══ Input rows

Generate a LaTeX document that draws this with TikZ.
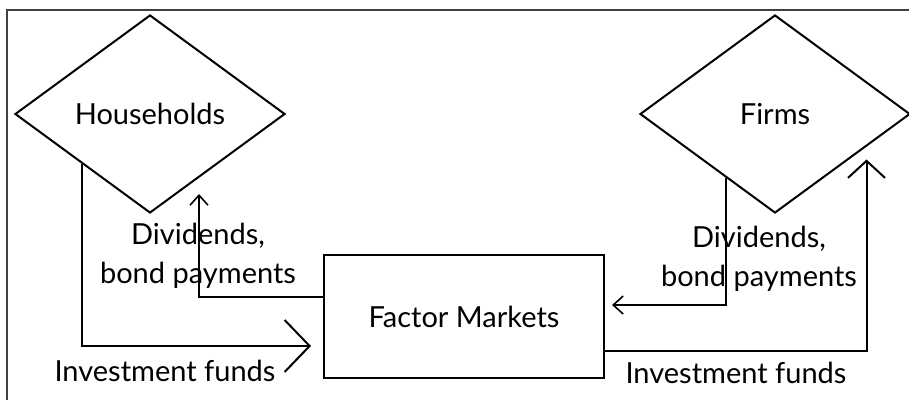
\documentclass[tikz,border=0pt]{standalone}
\usepackage{fontspec}
\setmainfont{Lato}
\usetikzlibrary{shapes.geometric,arrows.meta,calc}

\begin{document}
\begin{tikzpicture}[x=0.5pt,y=-0.5pt,line width=1pt,font=\fontsize{14.5}{19.5}\selectfont,
    sector/.style={diamond,draw,aspect=1.36,minimum width=135pt,minimum height=99pt,inner sep=0pt},
    market/.style={rectangle,draw,minimum width=140pt,minimum height=61pt},
    big flow/.style={-{Straight Barb[length=12.5pt,width=26pt]}},
    wide flow/.style={-{Straight Barb[length=8.5pt,width=18.5pt]}},
    small flow/.style={line width=0.8pt,-{Straight Barb[length=5pt,width=9pt]}},
    flow label/.style={align=center,inner sep=0pt}]

  \useasboundingbox (0,0) rectangle (909,400);
  \draw[line width=0.6pt,black!75] (7,400) -- (7,10) -- (909,10);

  \node[sector] (hh) at (150,114) {Households};
  \node[sector] (fr) [right of=hh,node distance=312.5pt] {Firms};
  \node[market] (fm) at (464,316.5) {Factor Markets};

  \draw[big flow] (hh.south west) |- ([xshift=-6pt,yshift=-14.75pt]fm.west);
  \draw[small flow] ([yshift=9.75pt]fm.west) -| ([xshift=24.5pt,yshift=10pt]hh.south);
  \draw[small flow] ($(fr.west)!0.64!(fr.south)$) |- ([xshift=3.5pt,yshift=5.75pt]fm.east);
  \draw[wide flow] ([yshift=-17.25pt]fm.east) -| ([xshift=11.75pt,yshift=2.25pt]fr.south east);

  \node[flow label] (dl) at (198,256) {Dividends,\\bond payments};
  \node[flow label] (dr) at (759,259) {Dividends,\\bond payments};
  \node[flow label] (il) at (165,371) {Investment funds};
  \node[flow label] (ir) at (736,373) {Investment funds};

\end{tikzpicture}
\end{document}
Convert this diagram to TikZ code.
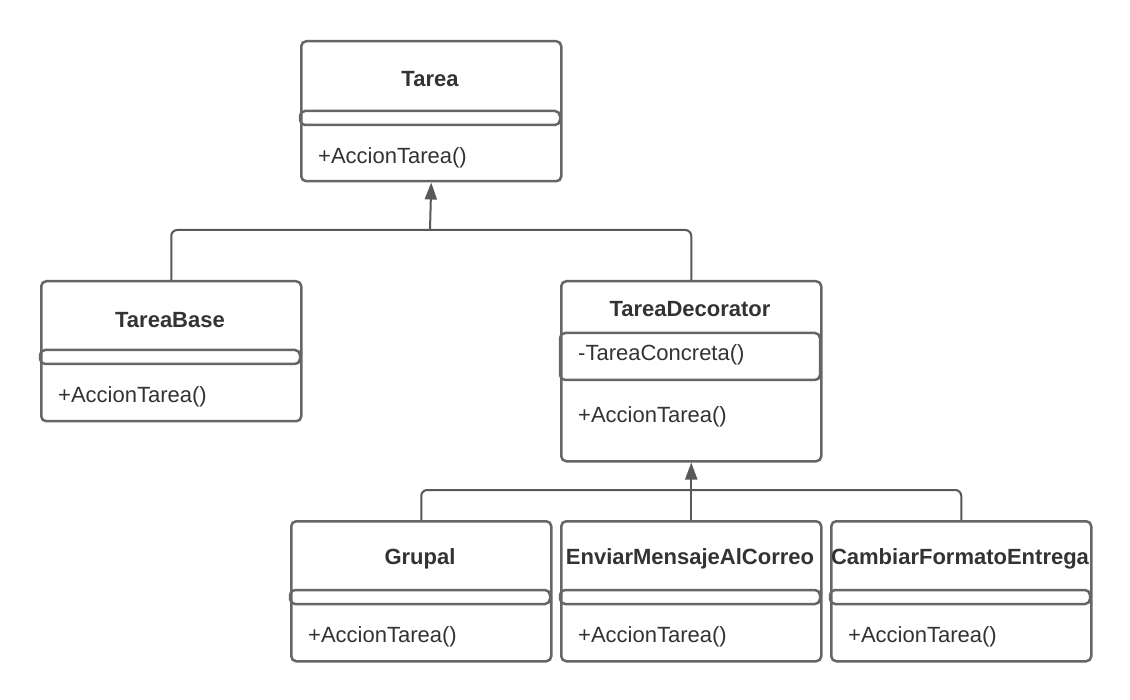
\documentclass[tikz,border=0pt]{standalone}
\usepackage{fontspec}
\setmainfont{Liberation Sans}
\usetikzlibrary{arrows.meta}
\definecolor{boxline}{HTML}{666666}
\definecolor{connline}{HTML}{595959}
\definecolor{txt}{HTML}{333333}
\tikzset{
  classbox/.style={draw=boxline, line width=2.5pt, rounded corners=5pt, minimum width=260pt, anchor=north west, inner sep=0pt, fill=white},
  comp/.style={draw=boxline, line width=2.5pt, rounded corners=5pt},
  title/.style={font=\fontsize{22}{26}\selectfont\bfseries, text=txt, anchor=center, inner sep=0pt},
  member/.style={font=\fontsize{22}{26}\selectfont, text=txt, anchor=west, inner sep=0pt},
  conn/.style={draw=connline, line width=2pt, rounded corners=6pt},
  inherit/.style={draw=connline, line width=2pt, -{Triangle[length=17pt,width=12pt]}},
}
\begin{document}
\begin{tikzpicture}[x=1pt,y=-1pt]
\useasboundingbox[fill=white] (0,0) rectangle (1130,700);
% Tarea
\node[classbox, minimum height=140pt] (tarea) at (300,40) {};
\draw[comp] (300,111) rectangle (560,125);
\node[title] (tareaT) at (430,79) {Tarea};
\node[member] (tareaM) at (318,158) {+AccionTarea()};
% TareaBase
\node[classbox, minimum height=140pt] (tbase) at (40,280) {};
\draw[comp] (40,350) rectangle (300,364);
\node[title] (tbaseT) at (170,320) {TareaBase};
\node[member] (tbaseM) at (58,397) {+AccionTarea()};
% TareaDecorator
\node[classbox, minimum height=180pt] (tdec) at (560,280) {};
\draw[comp] (560,333) rectangle (820,380);
\node[title] (tdecT) at (690,309) {TareaDecorator};
\node[member] (tdecA) at (578,355) {-TareaConcreta()};
\node[member] (tdecM) at (578,417) {+AccionTarea()};
% Grupal
\node[classbox, minimum height=140pt] (grupal) at (290,520) {};
\draw[comp] (290,590) rectangle (550,604);
\node[title] (grupalT) at (420,559) {Grupal};
\node[member] (grupalM) at (308,637) {+AccionTarea()};
% EnviarMensajeAlCorreo
\node[classbox, minimum height=140pt] (enviar) at (560,520) {};
\draw[comp] (560,590) rectangle (820,604);
\node[title] (enviarT) at (690,559) {EnviarMensajeAlCorreo};
\node[member] (enviarM) at (578,637) {+AccionTarea()};
% CambiarFormatoEntrega
\node[classbox, minimum height=140pt] (cambiar) at (830,520) {};
\draw[comp] (830,590) rectangle (1090,604);
\node[title] (cambiarT) at (960,559) {CambiarFormatoEntrega};
\node[member] (cambiarM) at (848,637) {+AccionTarea()};
% connectors
\coordinate (j1) at (430,230);
\coordinate (j2) at (690,490);
\draw[conn] (tbase.north) |- (j1);
\draw[conn] (tdec.north) |- (j1);
\draw[inherit] (j1) -- (tarea.south);
\draw[conn] (grupal.north) |- (j2);
\draw[conn] (cambiar.north) |- (j2);
\draw[inherit] (enviar.north) -- (tdec.south);
\end{tikzpicture}
\end{document}
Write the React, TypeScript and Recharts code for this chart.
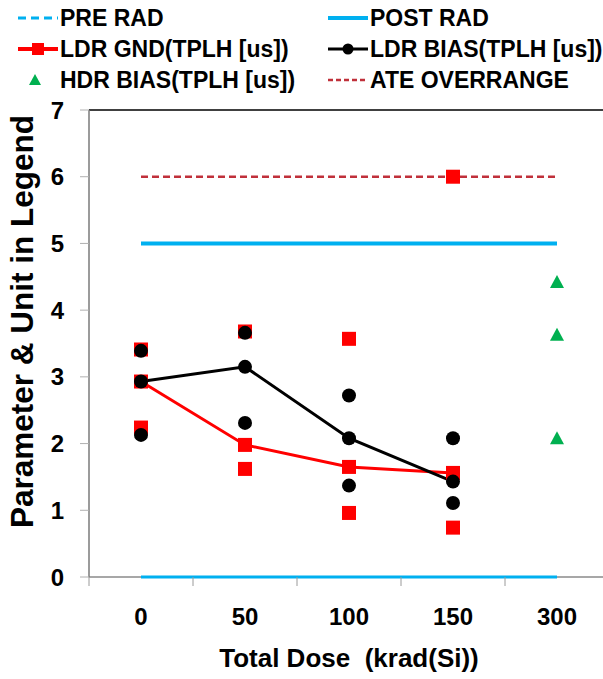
import React from 'react';
import { ComposedChart, Line, XAxis, YAxis, ReferenceLine, Label } from 'recharts';

const doses = ['0', '50', '100', '150', '300'];
const preRad = [0, 0, 0, 0, 0];
const postRad = [5, 5, 5, 5, 5];
const ateOverrange = [6, 6, 6, 6, 6];
const ldrGndMid = [2.93, 1.98, 1.65, 1.56, null];
const ldrGndHigh = [3.41, 3.68, 3.57, 6.0, null];
const ldrGndLow = [2.24, 1.62, 0.96, 0.74, null];
const ldrBiasMid = [2.93, 3.15, 2.08, 1.43, null];
const ldrBiasHigh = [3.39, 3.66, 2.72, 2.08, null];
const ldrBiasLow = [2.13, 2.31, 1.37, 1.11, null];
const hdrBiasA = [null, null, null, null, 4.42];
const hdrBiasB = [null, null, null, null, 3.63];
const hdrBiasC = [null, null, null, null, 2.08];

// category centres get labels, the half steps between them get tick marks
const xTicks = [-0.5, 0, 0.5, 1, 1.5, 2, 2.5, 3, 3.5, 4, 4.5];

const data = doses.map((dose, i) => ({
  x: i,
  dose,
  pre: preRad[i],
  post: postRad[i],
  ate: ateOverrange[i],
  gndMid: ldrGndMid[i],
  gndHigh: ldrGndHigh[i],
  gndLow: ldrGndLow[i],
  biasMid: ldrBiasMid[i],
  biasHigh: ldrBiasHigh[i],
  biasLow: ldrBiasLow[i],
  hdrA: hdrBiasA[i],
  hdrB: hdrBiasB[i],
  hdrC: hdrBiasC[i],
}));

const FONT = "'Liberation Sans', Arial, sans-serif";
const RED = '#ff0000';
const BLUE = '#00b0f0';
const GREEN = '#00b050';
const DARKRED = '#c0303a';
const X_TICK_MARGIN = 31;

const Square = (props: any) => {
  const { cx, cy, key } = props;
  if (cx == null || cy == null || props.value == null) return <g key={key} />;
  return <rect key={key} x={cx - 7} y={cy - 7} width={14} height={14} fill={RED} />;
};

const Dot = (props: any) => {
  const { cx, cy, key } = props;
  if (cx == null || cy == null || props.value == null) return <g key={key} />;
  return <circle key={key} cx={cx} cy={cy} r={7} fill="#000" />;
};

const Tri = (props: any) => {
  const { cx, cy, key } = props;
  if (cx == null || cy == null || props.value == null) return <g key={key} />;
  return <polygon key={key} points={`${cx},${cy - 7} ${cx + 7},${cy + 6} ${cx - 7},${cy + 6}`} fill={GREEN} />;
};

const DoseTick = (props: any) => {
  const { x, y, payload } = props;
  const v = payload.value;
  if (Number.isInteger(v)) {
    return (
      <text x={x} y={y} dy="0.71em" textAnchor="middle" fontSize={24} fontWeight="bold" fill="#000" fontFamily={FONT}>
        {doses[v]}
      </text>
    );
  }
  const axisY = y - X_TICK_MARGIN;
  return <line x1={x} y1={axisY} x2={x} y2={axisY + 9} stroke="#9a9a9a" strokeWidth={1} />;
};

const legendItems = [
  { label: 'PRE RAD', left: 18, row: 0, icon: <line x1={0} y1={13} x2={40} y2={13} stroke={BLUE} strokeWidth={3} strokeDasharray="8 5" /> },
  { label: 'POST RAD', left: 328, row: 0, icon: <line x1={0} y1={13} x2={40} y2={13} stroke={BLUE} strokeWidth={4} /> },
  {
    label: 'LDR GND(TPLH [us])', left: 18, row: 1, icon: (
      <g>
        <line x1={0} y1={13} x2={40} y2={13} stroke={RED} strokeWidth={4} />
        <rect x={14} y={7} width={12} height={12} fill={RED} />
      </g>
    ),
  },
  {
    label: 'LDR BIAS(TPLH [us])', left: 328, row: 1, icon: (
      <g>
        <line x1={0} y1={13} x2={40} y2={13} stroke="#000" strokeWidth={3} />
        <circle cx={20} cy={13} r={5.5} fill="#000" />
      </g>
    ),
  },
  { label: 'HDR BIAS(TPLH [us])', left: 18, row: 2, icon: <polygon points="17,7 23,18 11,18" fill={GREEN} /> },
  { label: 'ATE OVERRANGE', left: 328, row: 2, icon: <line x1={0} y1={13} x2={40} y2={13} stroke={DARKRED} strokeWidth={2.5} strokeDasharray="5 3" /> },
];
const rowCenters = [18, 49, 80];

export default function App() {
  return (
    <div style={{ position: 'absolute', left: 0, top: 0, width: 603, height: 679, overflow: 'hidden', background: '#fff', fontFamily: FONT }}>
      {legendItems.map((it) => (
        <div
          key={it.label}
          style={{ position: 'absolute', left: it.left, top: rowCenters[it.row] - 13, height: 26, display: 'flex', alignItems: 'center', whiteSpace: 'nowrap' }}
        >
          <svg width={40} height={26} style={{ display: 'block' }}>{it.icon}</svg>
          <span style={{ marginLeft: 2, fontSize: 23, fontWeight: 'bold', color: '#000', lineHeight: '26px' }}>{it.label}</span>
        </div>
      ))}
      <ComposedChart width={609} height={679} data={data} margin={{ top: 110, right: 0, bottom: 0, left: 0 }}>
        <XAxis
          type="number"
          dataKey="x"
          domain={[-0.5, 4.5]}
          ticks={xTicks}
          interval={0}
          tick={DoseTick}
          tickLine={false}
          tickSize={0}
          tickMargin={X_TICK_MARGIN}
          axisLine={{ stroke: '#8a8a8a', strokeWidth: 1.5 }}
          height={102}
          allowDataOverflow
        >
          <Label
            content={(props: any) => {
              const vb = props.viewBox;
              return (
                <text x={vb.x + vb.width / 2} y={vb.y + vb.height - 12} textAnchor="middle" fontSize={26} fontWeight="bold" fill="#000" fontFamily={FONT}>
                  {'Total Dose\u00a0 (krad(Si))'}
                </text>
              );
            }}
          />
        </XAxis>
        <YAxis
          type="number"
          domain={[0, 7]}
          ticks={[0, 1, 2, 3, 4, 5, 6, 7]}
          width={89}
          tickSize={9}
          tickMargin={16}
          axisLine={{ stroke: '#7a7a7a', strokeWidth: 1.5 }}
          tickLine={{ stroke: '#b0b0b0' }}
          tick={{ fontSize: 24, fontWeight: 'bold', fill: '#000', fontFamily: FONT }}
        >
          <Label
            content={(props: any) => {
              const vb = props.viewBox;
              const cx = vb.x + 22;
              const cy = vb.y + vb.height / 2 - 22;
              return (
                <text x={cx} y={cy} dy="0.36em" transform={`rotate(-90 ${cx} ${cy})`} textAnchor="middle" fontSize={31.5} fontWeight="bold" fill="#000" fontFamily={FONT}>
                  Parameter &amp; Unit in Legend
                </text>
              );
            }}
          />
        </YAxis>
        <ReferenceLine y={7} stroke="#000" strokeWidth={1.5} />
        <Line dataKey="pre" stroke={BLUE} strokeWidth={3} dot={false} isAnimationActive={false} zIndex={650} />
        <Line dataKey="post" stroke={BLUE} strokeWidth={4} dot={false} isAnimationActive={false} />
        <Line dataKey="ate" stroke={DARKRED} strokeWidth={2.5} strokeDasharray="7 4" dot={false} isAnimationActive={false} />
        <Line dataKey="gndMid" stroke={RED} strokeWidth={3} dot={Square} isAnimationActive={false} />
        <Line dataKey="gndHigh" stroke="none" dot={Square} isAnimationActive={false} />
        <Line dataKey="gndLow" stroke="none" dot={Square} isAnimationActive={false} />
        <Line dataKey="biasMid" stroke="#000" strokeWidth={3} dot={Dot} isAnimationActive={false} />
        <Line dataKey="biasHigh" stroke="none" dot={Dot} isAnimationActive={false} />
        <Line dataKey="biasLow" stroke="none" dot={Dot} isAnimationActive={false} />
        <Line dataKey="hdrA" stroke="none" dot={Tri} isAnimationActive={false} />
        <Line dataKey="hdrB" stroke="none" dot={Tri} isAnimationActive={false} />
        <Line dataKey="hdrC" stroke="none" dot={Tri} isAnimationActive={false} />
      </ComposedChart>
    </div>
  );
}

════

* [Written instruction] Please quote exactly the run of lines that starts the entries and ends at the line containing "(fm) at (464,316.5)", leaving out every picture.

* [Solution]
Generate a LaTeX document that draws this with TikZ.
\documentclass[tikz,border=0pt]{standalone}
\usepackage{fontspec}
\setmainfont{Lato}
\usetikzlibrary{shapes.geometric,arrows.meta,calc}

\begin{document}
\begin{tikzpicture}[x=0.5pt,y=-0.5pt,line width=1pt,font=\fontsize{14.5}{19.5}\selectfont,
    sector/.style={diamond,draw,aspect=1.36,minimum width=135pt,minimum height=99pt,inner sep=0pt},
    market/.style={rectangle,draw,minimum width=140pt,minimum height=61pt},
    big flow/.style={-{Straight Barb[length=12.5pt,width=26pt]}},
    wide flow/.style={-{Straight Barb[length=8.5pt,width=18.5pt]}},
    small flow/.style={line width=0.8pt,-{Straight Barb[length=5pt,width=9pt]}},
    flow label/.style={align=center,inner sep=0pt}]

  \useasboundingbox (0,0) rectangle (909,400);
  \draw[line width=0.6pt,black!75] (7,400) -- (7,10) -- (909,10);

  \node[sector] (hh) at (150,114) {Households};
  \node[sector] (fr) [right of=hh,node distance=312.5pt] {Firms};
  \node[market] (fm) at (464,316.5) {Factor Markets};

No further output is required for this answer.